On the earpiece, the distorted voice sharpened. “Stop.”
Roman didn’t stop. He couldn’t. The words were already out. The cost was already paid.
He stepped toward the masked formation, gun steady, and fired a single shot into the ceiling panel - not to kill, but to force motion. Metal screeched. Dust puffed down, gritty on his tongue. The masked men flinched and surged forward in the same instant, weapons drawn.
“Commander!” one barked, and Roman caught the hesitation in it. Not fear of Roman. Fear of what Roman had just exposed.

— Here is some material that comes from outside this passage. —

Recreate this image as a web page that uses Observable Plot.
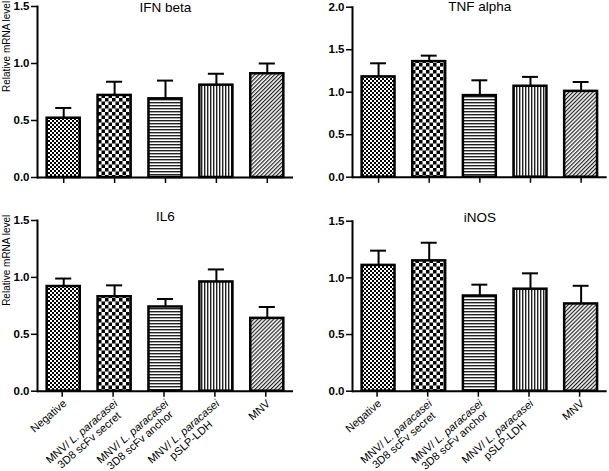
<!DOCTYPE html>
<html><head><meta charset="utf-8">
<script src="https://cdn.jsdelivr.net/npm/d3@7"></script>
<script src="https://cdn.jsdelivr.net/npm/@observablehq/plot@0.6"></script>
<style>
html,body{margin:0;padding:0;background:#fff;}
#root{position:relative;width:609px;height:471px;overflow:hidden;font-family:"Liberation Sans",Arial,sans-serif;}
.panel{position:absolute;}
</style></head><body>
<svg width="0" height="0" style="position:absolute">
<defs>
  <pattern id="pFineCheck" patternUnits="userSpaceOnUse" width="4" height="4">
    <rect width="4" height="4" fill="#fff"/>
    <rect x="0" y="0" width="2" height="2" fill="#000"/>
    <rect x="2" y="2" width="2" height="2" fill="#000"/>
  </pattern>
  <pattern id="pCoarseCheck" patternUnits="userSpaceOnUse" width="7" height="7">
    <rect width="7" height="7" fill="#fff"/>
    <rect x="0" y="0" width="3.5" height="3.5" fill="#000"/>
    <rect x="3.5" y="3.5" width="3.5" height="3.5" fill="#000"/>
  </pattern>
  <pattern id="pHoriz" patternUnits="userSpaceOnUse" width="3" height="3">
    <rect width="3" height="3" fill="#fff"/>
    <rect x="0" y="0" width="3" height="1.4" fill="#222"/>
  </pattern>
  <pattern id="pVert" patternUnits="userSpaceOnUse" width="3" height="3">
    <rect width="3" height="3" fill="#fff"/>
    <rect x="0" y="0" width="1.4" height="3" fill="#222"/>
  </pattern>
  <pattern id="pDiag" patternUnits="userSpaceOnUse" width="2.8" height="2.8" patternTransform="rotate(45)">
    <rect width="2.8" height="2.8" fill="#fff"/>
    <rect x="0" y="0" width="1.2" height="2.8" fill="#222"/>
  </pattern>
</defs></svg>
<div id="root"></div>
<script>
const categories = [
  "Negative",
  "MNV/ L. paracasei\n3D8 scFv secret",
  "MNV/ L. paracasei\n3D8 scFv anchor",
  "MNV/ L. paracasei\npSLP-LDH",
  "MNV"
];
const patternFills = ["url(#pFineCheck)", "url(#pCoarseCheck)", "url(#pHoriz)", "url(#pVert)", "url(#pDiag)"];

const ifnMean = [0.52, 0.72, 0.69, 0.81, 0.91];
const ifnSem  = [0.09, 0.12, 0.16, 0.10, 0.09];
const tnfMean = [1.18, 1.36, 0.96, 1.07, 1.01];
const tnfSem  = [0.16, 0.07, 0.18, 0.11, 0.11];
const il6Mean = [0.92, 0.83, 0.74, 0.96, 0.64];
const il6Sem  = [0.07, 0.10, 0.07, 0.11, 0.10];
const inosMean = [1.11, 1.15, 0.84, 0.90, 0.77];
const inosSem  = [0.13, 0.16, 0.10, 0.14, 0.16];

const ticks15 = [0, 0.5, 1.0, 1.5];
const ticks20 = [0, 0.5, 1.0, 1.5, 2.0];
const yLabel = "Relative mRNA level";

const root = document.getElementById("root");

function panel(o) {
  const data = categories.map((c, i) => ({group: c, mean: o.means[i], upper: o.means[i] + o.sems[i]}));
  const marks = [
    Plot.ruleX(data, {x: "group", y1: "mean", y2: "upper", strokeWidth: 2}),
    Plot.tickY(data, {x: "group", y: "upper", strokeWidth: 2, insetLeft: 8.5, insetRight: 8.5}),
    Plot.barY(data, {x: "group", y: "mean", fill: "group", stroke: "#000", strokeWidth: 2.5}),
    Plot.ruleY([0], {strokeWidth: 2}),
    Plot.frame({anchor: "left", strokeWidth: 2}),
    Plot.axisY({ticks: o.yTicks, tickFormat: d3.format(".1f"), tickSize: 6, tickPadding: 2, fontSize: 11.5, fontWeight: "bold", strokeWidth: 1.5, label: null}),
    Plot.axisX({tickSize: 6, strokeWidth: 1.5, tickRotate: o.showLabels ? -41 : 0, tickFormat: o.showLabels ? (d => d) : (() => ""), fontSize: 11, label: null, tickPadding: 1.5, dx: o.showLabels ? -1.5 : 0, ...(o.showLabels ? {textAnchor: "end", lineAnchor: "top"} : {})}),
    Plot.text([o.title], {frameAnchor: "top", dy: o.titleDy, fontSize: 13.5, lineAnchor: "middle"})
  ];
  if (o.showYLabel) marks.push(Plot.text([yLabel], {frameAnchor: "left", rotate: -90, dx: -30.5, fontSize: 10}));
  const chart = Plot.plot({
    width: o.width, height: o.height,
    marginLeft: o.marginLeft, marginRight: o.marginRight, marginTop: o.marginTop, marginBottom: o.marginBottom,
    style: {fontFamily: '"Liberation Sans", Arial, sans-serif', background: "transparent", overflow: "visible", color: "#000"},
    x: {domain: categories, paddingInner: 0.35, paddingOuter: 0.19, round: false, axis: null},
    y: {domain: [0, o.yMax], axis: null},
    color: {type: "ordinal", domain: categories, range: patternFills},
    marks
  });
  chart.classList.add("panel");
  chart.style.left = o.left + "px";
  chart.style.top = o.top + "px";
  root.appendChild(chart);
  // italicize species name
  d3.select(chart).selectAll("text, tspan").each(function() {
    const el = this;
    if (el.childElementCount === 0 && el.textContent.startsWith("MNV/ L. paracasei")) {
      el.textContent = "MNV/ ";
      d3.select(el).append("tspan").attr("font-style", "italic").text("L. paracasei");
    }
  });
  // center the lines of multi-line labels within the block, as in the reference
  d3.select(chart).selectAll("text").each(function() {
    const lines = Array.from(this.children).filter(c => c.tagName === "tspan" && c.hasAttribute("x"));
    if (lines.length < 2) return;
    const lens = lines.map(t => t.getComputedTextLength());
    const maxLen = Math.max(...lens);
    lines.forEach((t, i) => {
      t.setAttribute("x", -(maxLen - lens[i]) / 2);
      if (i > 0) t.setAttribute("dy", "1.04em");
    });
  });
}

panel({title: "IFN beta", means: ifnMean, sems: ifnSem, yMax: 1.5, yTicks: ticks15, left: 0, top: 0, width: 300, height: 200, marginLeft: 37, marginRight: 7, marginTop: 6, marginBottom: 23, showLabels: false, showYLabel: true, titleDy: 1.5});
panel({title: "TNF alpha", means: tnfMean, sems: tnfSem, yMax: 2.0, yTicks: ticks20, left: 300, top: 0, width: 309, height: 200, marginLeft: 52, marginRight: 2.3, marginTop: 6.7, marginBottom: 23.3, showLabels: false, showYLabel: false, titleDy: -1});
panel({title: "IL6", means: il6Mean, sems: il6Sem, yMax: 1.5, yTicks: ticks15, left: 0, top: 200, width: 300, height: 271, marginLeft: 37, marginRight: 7, marginTop: 20, marginBottom: 80.3, showLabels: true, showYLabel: true, titleDy: -4});
panel({title: "iNOS", means: inosMean, sems: inosSem, yMax: 1.5, yTicks: ticks15, left: 300, top: 200, width: 309, height: 271, marginLeft: 52, marginRight: 2.3, marginTop: 20.7, marginBottom: 80.3, showLabels: true, showYLabel: false, titleDy: -3.5});
</script>
</body></html>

Roman moved like he was threading a needle through a storm. He shoved past the first man’s aim, used the butt of his gun to strike his forearm - not breaking bones, just taking control. The man’s weapon clattered to the floor.
Roman didn’t wait to see if he’d be punished for it.
He sprinted toward the server door that had been tampered with, knowing he didn’t have time to open it legitimately. He slammed his shoulder into the panel hard enough to rattle teeth.
The door didn’t give.
It answered.
A series of locks engaged in sequence, sealing the corridor behind him as if the building was helping his enemies. The air changed - cooler, drier - then a low alarm began to pulse. Not the kind that triggered evacuation. The kind that triggered containment.
The corridor lights faded from emergency red to a more clinical white. The sound of the relay switching again came through the walls.
Roman’s earpiece crackled.
A new voice cut in - female, calm, and furious in a way that made Roman’s skin prickle. “Roman. You just broadcast on an open node. That means everyone with clearance heard you.”
He recognized the cadence again. The same learned mimicry. The same careful authority.
A traitor didn’t just leak locations. They managed narratives. They used truth like bait.
Roman’s breath burned in his throat. “Where is Ava?”
The voice didn’t answer directly. “You’re being watched. If you keep moving, you’ll make the purge faster.”
“Liar.”
A soft laugh came through the earpiece. “You don’t know what I am.”
That laugh wasn’t the syndicate’s. It wasn’t a courier’s. It was someone inside The Shadows who’d grown comfortable with power.
Roman’s mind snapped to the moment after the annex went dark - the way the darkness had felt staged. The way the live feed had been ready to track him. The way the smear of blood had split into two paths.
This entire corridor had been designed to force him into a forbidden action.
To mark him as the traitor.
To drive the internal hunt onto him instead of whoever was actually feeding the syndicate.
Roman slammed his fist against the panel again. Pain flared up his knuckles, sharp and bright. The metal didn’t budge.
Then he heard it.
A sound from behind the server door - faint at first, swallowed by alarms. A breath. A choke. A muffled scrape like fabric against concrete.
Ava.
His stomach dropped so hard it felt like he’d been punched.